PROVIDED DATA:

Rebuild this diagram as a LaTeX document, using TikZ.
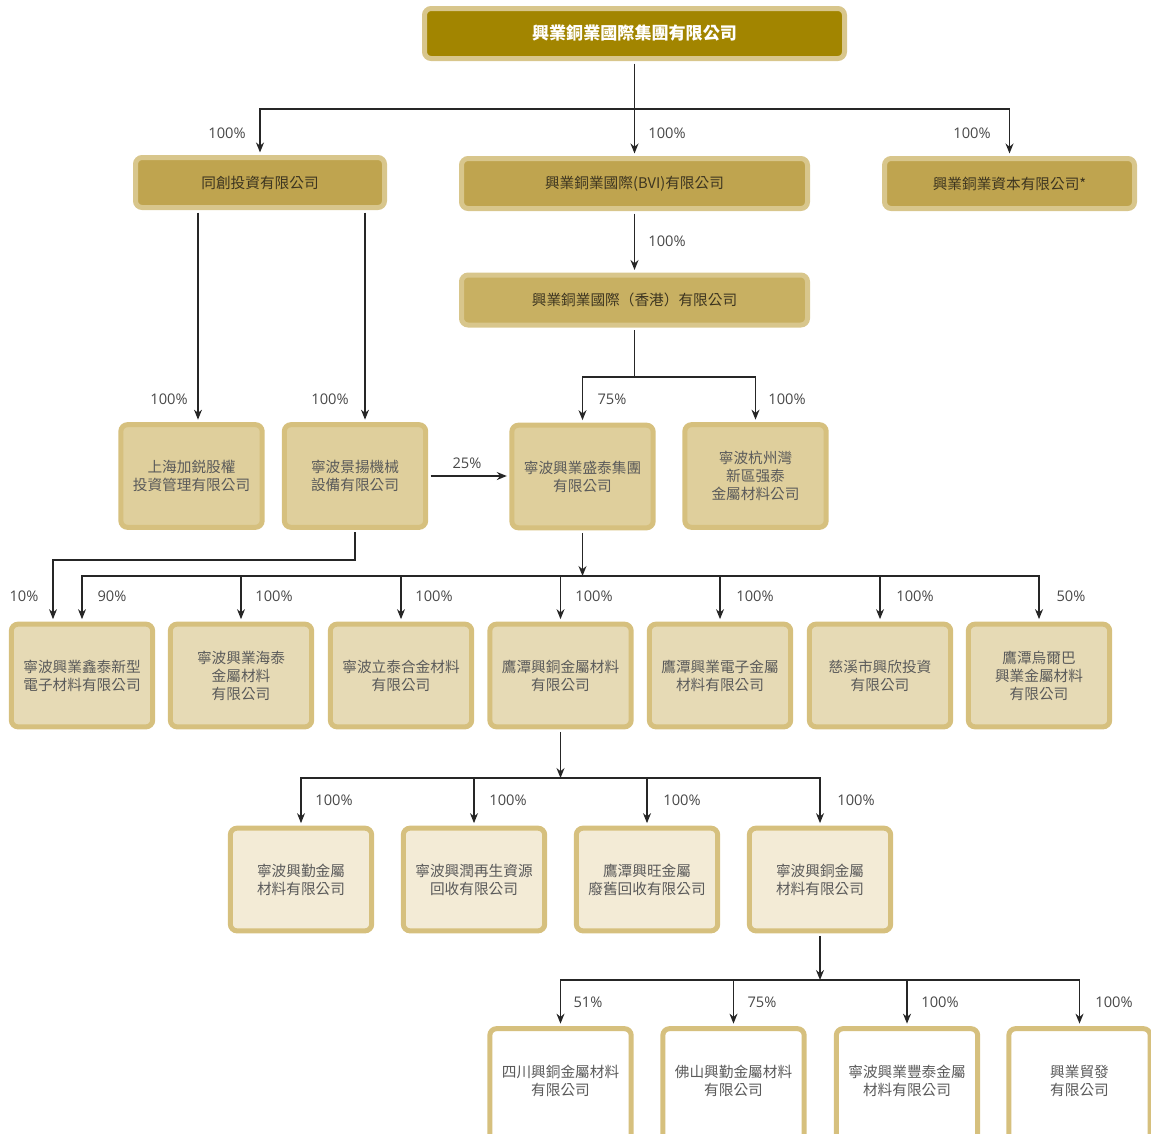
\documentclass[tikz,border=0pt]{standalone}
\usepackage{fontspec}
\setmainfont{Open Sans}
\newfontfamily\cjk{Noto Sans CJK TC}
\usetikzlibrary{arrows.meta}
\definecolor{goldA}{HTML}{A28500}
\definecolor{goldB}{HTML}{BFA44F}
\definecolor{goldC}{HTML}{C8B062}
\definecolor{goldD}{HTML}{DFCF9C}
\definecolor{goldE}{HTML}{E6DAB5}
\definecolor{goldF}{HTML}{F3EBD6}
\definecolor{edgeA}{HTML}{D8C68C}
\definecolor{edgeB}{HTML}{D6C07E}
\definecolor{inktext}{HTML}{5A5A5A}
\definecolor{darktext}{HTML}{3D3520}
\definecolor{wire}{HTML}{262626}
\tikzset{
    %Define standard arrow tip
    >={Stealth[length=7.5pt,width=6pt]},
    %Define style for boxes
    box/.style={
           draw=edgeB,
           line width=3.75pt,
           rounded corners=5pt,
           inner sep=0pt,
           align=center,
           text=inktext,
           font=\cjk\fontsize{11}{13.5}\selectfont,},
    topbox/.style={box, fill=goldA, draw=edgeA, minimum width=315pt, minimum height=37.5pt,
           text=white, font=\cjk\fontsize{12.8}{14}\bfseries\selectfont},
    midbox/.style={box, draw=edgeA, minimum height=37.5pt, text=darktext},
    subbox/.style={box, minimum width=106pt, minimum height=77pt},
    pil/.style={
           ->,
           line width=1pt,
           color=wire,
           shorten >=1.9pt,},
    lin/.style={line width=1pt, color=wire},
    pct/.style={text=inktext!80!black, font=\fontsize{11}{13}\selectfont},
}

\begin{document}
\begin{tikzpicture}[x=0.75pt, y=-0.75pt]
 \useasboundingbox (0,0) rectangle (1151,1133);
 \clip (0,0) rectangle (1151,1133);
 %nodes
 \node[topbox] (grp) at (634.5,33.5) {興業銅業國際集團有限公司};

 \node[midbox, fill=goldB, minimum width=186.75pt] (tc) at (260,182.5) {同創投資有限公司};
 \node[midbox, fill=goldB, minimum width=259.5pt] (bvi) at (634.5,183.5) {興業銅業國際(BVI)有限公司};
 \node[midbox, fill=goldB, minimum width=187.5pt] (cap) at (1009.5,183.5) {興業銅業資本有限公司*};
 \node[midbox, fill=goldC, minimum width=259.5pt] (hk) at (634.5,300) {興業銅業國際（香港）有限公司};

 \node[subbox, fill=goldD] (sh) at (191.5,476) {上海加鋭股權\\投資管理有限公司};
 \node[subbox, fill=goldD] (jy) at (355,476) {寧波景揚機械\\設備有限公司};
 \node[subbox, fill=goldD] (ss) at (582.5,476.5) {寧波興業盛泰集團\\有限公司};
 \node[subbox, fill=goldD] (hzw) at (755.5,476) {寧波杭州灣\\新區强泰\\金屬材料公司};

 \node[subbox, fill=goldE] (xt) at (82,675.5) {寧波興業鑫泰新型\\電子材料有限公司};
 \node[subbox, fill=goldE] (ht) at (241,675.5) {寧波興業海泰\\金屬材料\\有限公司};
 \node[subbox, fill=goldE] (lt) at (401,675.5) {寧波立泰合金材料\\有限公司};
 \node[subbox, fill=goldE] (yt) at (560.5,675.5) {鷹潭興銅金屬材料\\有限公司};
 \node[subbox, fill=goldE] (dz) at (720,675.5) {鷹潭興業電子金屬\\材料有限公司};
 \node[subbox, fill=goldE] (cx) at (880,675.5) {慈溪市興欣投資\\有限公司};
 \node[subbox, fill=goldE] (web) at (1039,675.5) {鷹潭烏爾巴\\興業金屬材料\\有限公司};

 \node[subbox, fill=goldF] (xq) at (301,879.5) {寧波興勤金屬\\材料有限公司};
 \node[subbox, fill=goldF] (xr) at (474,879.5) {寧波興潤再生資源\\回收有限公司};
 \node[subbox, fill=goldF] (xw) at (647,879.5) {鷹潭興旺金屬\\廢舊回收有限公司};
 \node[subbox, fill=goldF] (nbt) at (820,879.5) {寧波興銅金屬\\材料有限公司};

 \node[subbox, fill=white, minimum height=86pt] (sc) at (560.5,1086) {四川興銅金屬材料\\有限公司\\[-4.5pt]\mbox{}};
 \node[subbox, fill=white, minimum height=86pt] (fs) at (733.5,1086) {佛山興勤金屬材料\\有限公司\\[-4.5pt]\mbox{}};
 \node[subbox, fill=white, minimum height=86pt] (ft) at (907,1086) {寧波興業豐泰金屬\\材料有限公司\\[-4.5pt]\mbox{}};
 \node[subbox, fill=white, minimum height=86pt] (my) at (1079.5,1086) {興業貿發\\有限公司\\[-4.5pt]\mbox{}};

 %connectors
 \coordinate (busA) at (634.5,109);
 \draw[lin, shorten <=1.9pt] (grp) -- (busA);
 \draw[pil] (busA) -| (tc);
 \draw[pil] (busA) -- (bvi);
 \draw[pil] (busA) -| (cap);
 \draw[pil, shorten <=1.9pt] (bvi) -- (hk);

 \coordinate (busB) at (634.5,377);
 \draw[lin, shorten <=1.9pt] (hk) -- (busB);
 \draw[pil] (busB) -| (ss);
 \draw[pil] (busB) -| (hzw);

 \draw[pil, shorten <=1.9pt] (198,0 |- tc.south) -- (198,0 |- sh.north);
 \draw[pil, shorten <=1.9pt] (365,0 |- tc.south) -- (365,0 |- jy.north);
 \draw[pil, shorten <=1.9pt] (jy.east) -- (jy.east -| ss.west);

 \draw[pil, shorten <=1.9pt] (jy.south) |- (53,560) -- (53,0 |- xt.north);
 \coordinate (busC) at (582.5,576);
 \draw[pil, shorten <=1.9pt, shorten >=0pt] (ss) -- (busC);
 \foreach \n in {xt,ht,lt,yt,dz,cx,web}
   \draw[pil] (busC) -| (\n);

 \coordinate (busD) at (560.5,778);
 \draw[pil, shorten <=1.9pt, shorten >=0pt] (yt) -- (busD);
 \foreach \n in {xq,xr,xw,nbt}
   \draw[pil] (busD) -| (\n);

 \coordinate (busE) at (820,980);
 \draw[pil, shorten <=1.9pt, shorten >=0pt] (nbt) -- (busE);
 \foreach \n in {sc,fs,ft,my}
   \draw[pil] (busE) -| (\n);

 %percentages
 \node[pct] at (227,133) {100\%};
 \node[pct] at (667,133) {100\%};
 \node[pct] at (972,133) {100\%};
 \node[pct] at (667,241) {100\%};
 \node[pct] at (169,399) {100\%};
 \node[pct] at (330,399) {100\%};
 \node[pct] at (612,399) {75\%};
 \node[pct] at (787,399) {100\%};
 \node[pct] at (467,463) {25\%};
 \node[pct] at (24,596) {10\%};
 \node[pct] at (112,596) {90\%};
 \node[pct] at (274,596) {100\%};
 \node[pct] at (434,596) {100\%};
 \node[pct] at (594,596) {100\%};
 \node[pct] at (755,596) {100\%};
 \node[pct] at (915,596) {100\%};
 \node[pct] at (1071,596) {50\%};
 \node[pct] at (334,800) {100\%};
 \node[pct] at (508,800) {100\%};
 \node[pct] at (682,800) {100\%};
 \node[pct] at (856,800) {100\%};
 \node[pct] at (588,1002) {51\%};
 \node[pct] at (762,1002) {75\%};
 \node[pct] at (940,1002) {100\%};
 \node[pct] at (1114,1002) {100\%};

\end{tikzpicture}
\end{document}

DIRECTIONS FOR THIS TASK: Skip every picture and return the lines above from the top through the one that contains "(grp) at (634.5,33.5)".

THE SOLUTION:
Rebuild this diagram as a LaTeX document, using TikZ.
\documentclass[tikz,border=0pt]{standalone}
\usepackage{fontspec}
\setmainfont{Open Sans}
\newfontfamily\cjk{Noto Sans CJK TC}
\usetikzlibrary{arrows.meta}
\definecolor{goldA}{HTML}{A28500}
\definecolor{goldB}{HTML}{BFA44F}
\definecolor{goldC}{HTML}{C8B062}
\definecolor{goldD}{HTML}{DFCF9C}
\definecolor{goldE}{HTML}{E6DAB5}
\definecolor{goldF}{HTML}{F3EBD6}
\definecolor{edgeA}{HTML}{D8C68C}
\definecolor{edgeB}{HTML}{D6C07E}
\definecolor{inktext}{HTML}{5A5A5A}
\definecolor{darktext}{HTML}{3D3520}
\definecolor{wire}{HTML}{262626}
\tikzset{
    %Define standard arrow tip
    >={Stealth[length=7.5pt,width=6pt]},
    %Define style for boxes
    box/.style={
           draw=edgeB,
           line width=3.75pt,
           rounded corners=5pt,
           inner sep=0pt,
           align=center,
           text=inktext,
           font=\cjk\fontsize{11}{13.5}\selectfont,},
    topbox/.style={box, fill=goldA, draw=edgeA, minimum width=315pt, minimum height=37.5pt,
           text=white, font=\cjk\fontsize{12.8}{14}\bfseries\selectfont},
    midbox/.style={box, draw=edgeA, minimum height=37.5pt, text=darktext},
    subbox/.style={box, minimum width=106pt, minimum height=77pt},
    pil/.style={
           ->,
           line width=1pt,
           color=wire,
           shorten >=1.9pt,},
    lin/.style={line width=1pt, color=wire},
    pct/.style={text=inktext!80!black, font=\fontsize{11}{13}\selectfont},
}

\begin{document}
\begin{tikzpicture}[x=0.75pt, y=-0.75pt]
 \useasboundingbox (0,0) rectangle (1151,1133);
 \clip (0,0) rectangle (1151,1133);
 %nodes
 \node[topbox] (grp) at (634.5,33.5) {興業銅業國際集團有限公司};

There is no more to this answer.